Evening classes and some online work is part of the program, but UMW advisers are keen to make sure the project feels like a true degree program. “It’s important for the Mary Washington brand that we’re not pushing them through something just to get to the finish line, but really taking a look at what they want to do,” Young says.
Planning a bigger UMW
Even if UMW doesn’t aim to be a lot bigger, under Paino’s leadership it is going to grow and renovate. And for this modest-size campus, there are many new things planned or underway. In 2016 the school opened its massive University Center, which houses dining facilities and offices of university programs such as the James Farmer Multicultural Center. The former dining center, Seacobeck Hall, will soon be renovated and reopened as home to the school’s College of Education. Plus, renovations are planned or underway in several of the school’s older residence halls.
Farther down the road, Paino is talking up proposals to build a new theater at the southeast corner of the campus and a parking garage across the street on an existing surface parking lot. The existing theater, Klein Theatre, and the adjacent fine arts buildings would be renovated. Plus, the new theater space potentially would also be used by the city of Fredericksburg.
Paino is also pursuing plans to demolish and rebuild the UMW Apartments on William Street at the south end of campus. The complex houses about 350 students but would be expanded and possibly include some mixed-use development.

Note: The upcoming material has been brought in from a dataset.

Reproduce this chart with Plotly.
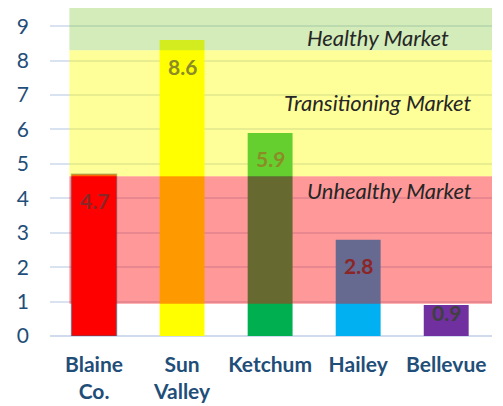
import plotly.graph_objects as go

# data
areas = ["Blaine<br>Co.", "Sun<br>Valley", "Ketchum", "Hailey", "Bellevue"]
values = [4.7, 8.6, 5.9, 2.8, 0.9]
bar_colors = ["#FF0000", "#FFFF00", "#00B050", "#00B0F0", "#7030A0"]

# market zones (lower bound, upper bound, label)
zone_names = ["Unhealthy Market", "Transitioning Market", "Healthy Market"]
zone_low = [0.94, 4.64, 8.3]
zone_high = [4.64, 8.3, 9.53]
zone_rgb = [(255, 0, 0), (255, 255, 0), (146, 208, 80)]
zone_label_x = [3.36, 3.23, 3.23]
zone_label_y = [4.24, 6.77, 8.68]

ALPHA = 0.4
BLUE = "#1F4E79"
FONT = "Lato"
Y_TOP = 9.53
PLOT_H = 328
PX_PER_UNIT = PLOT_H / Y_TOP


def tint(base, y):
    # colour of something drawn under the translucent zone at height y
    for lo, hi, rgb in zip(zone_low, zone_high, zone_rgb):
        if lo <= y < hi:
            r, g, b = (round(c * (1 - ALPHA) + z * ALPHA) for c, z in zip(base, rgb))
            return f"rgb({r},{g},{b})"
    return "rgb(%d,%d,%d)" % base


fig = go.Figure()
fig.add_trace(go.Bar(
    x=list(range(len(areas))), y=values,
    marker=dict(color=bar_colors,
                line=dict(color=["rgba(80,80,110,0.6)"] + ["rgba(0,0,0,0)"] * 4, width=1.5)),
    width=0.51, hoverinfo="skip",
))

# value labels, tinted like they sit under the zones
for i, v in enumerate(values):
    shift = -26 if v > 1.5 else -7
    fig.add_annotation(x=i, y=v, yshift=shift, text="<b>%s</b>" % v, showarrow=False,
                       font=dict(family=FONT, size=21, color=tint((64, 64, 64), v + shift / PX_PER_UNIT)))

for lo, hi, (r, g, b), name, lx, ly in zip(zone_low, zone_high, zone_rgb, zone_names,
                                             zone_label_x, zone_label_y):
    fig.add_shape(type="rect", xref="x", yref="y", x0=-0.28, x1=4.52, y0=lo, y1=hi,
                  fillcolor=f"rgba({r},{g},{b},{ALPHA})", line_width=0, layer="above")
    fig.add_annotation(x=lx, y=ly, text="<i>%s</i>" % name, showarrow=False,
                       font=dict(family=FONT, size=22, color="#262626"))

# the page adds an 8px body margin, so the figure is kept 8px smaller
fig.update_layout(
    width=495, height=398,
    margin=dict(l=42, r=11, t=0, b=70, autoexpand=False),
    plot_bgcolor="white", paper_bgcolor="white",
    showlegend=False,
)
fig.update_xaxes(
    tickmode="array", tickvals=list(range(len(areas))), ticktext=["<b>%s</b>" % a for a in areas],
    range=[-0.5, 4.52], showgrid=False, showline=False, ticks="", ticklabelstandoff=14,
    tickfont=dict(family=FONT, size=21, color=BLUE),
)
fig.update_yaxes(
    range=[0, Y_TOP], dtick=1, tick0=0,
    showgrid=True, gridcolor="#D9E2F1", gridwidth=1.5,
    zeroline=True, zerolinecolor="#D0DCEE", zerolinewidth=1.5,
    ticks="", ticklabelstandoff=20,
    tickfont=dict(family=FONT, size=21, color=BLUE),
)

fig.write_html("out.html")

For now most of the activity is at the other end of the campus, extending across U.S. 1 to the Eagle Village shopping center, which has residence halls and some of UMW’s administrative offices. That property is owned by the UMW Foundation. “Our vision is really to create some activity and space on this side as well,” Paino says. He wants the school to provide “21st-century living and learning.”
In five years the estimate is that UMW will see modest growth to around 5,000 students across all its programs. “The direction I’m trying to take the university is [to become] an anchor for the entire region and Fredericksburg in particular,” Paino says. “There’s a lot going on here.”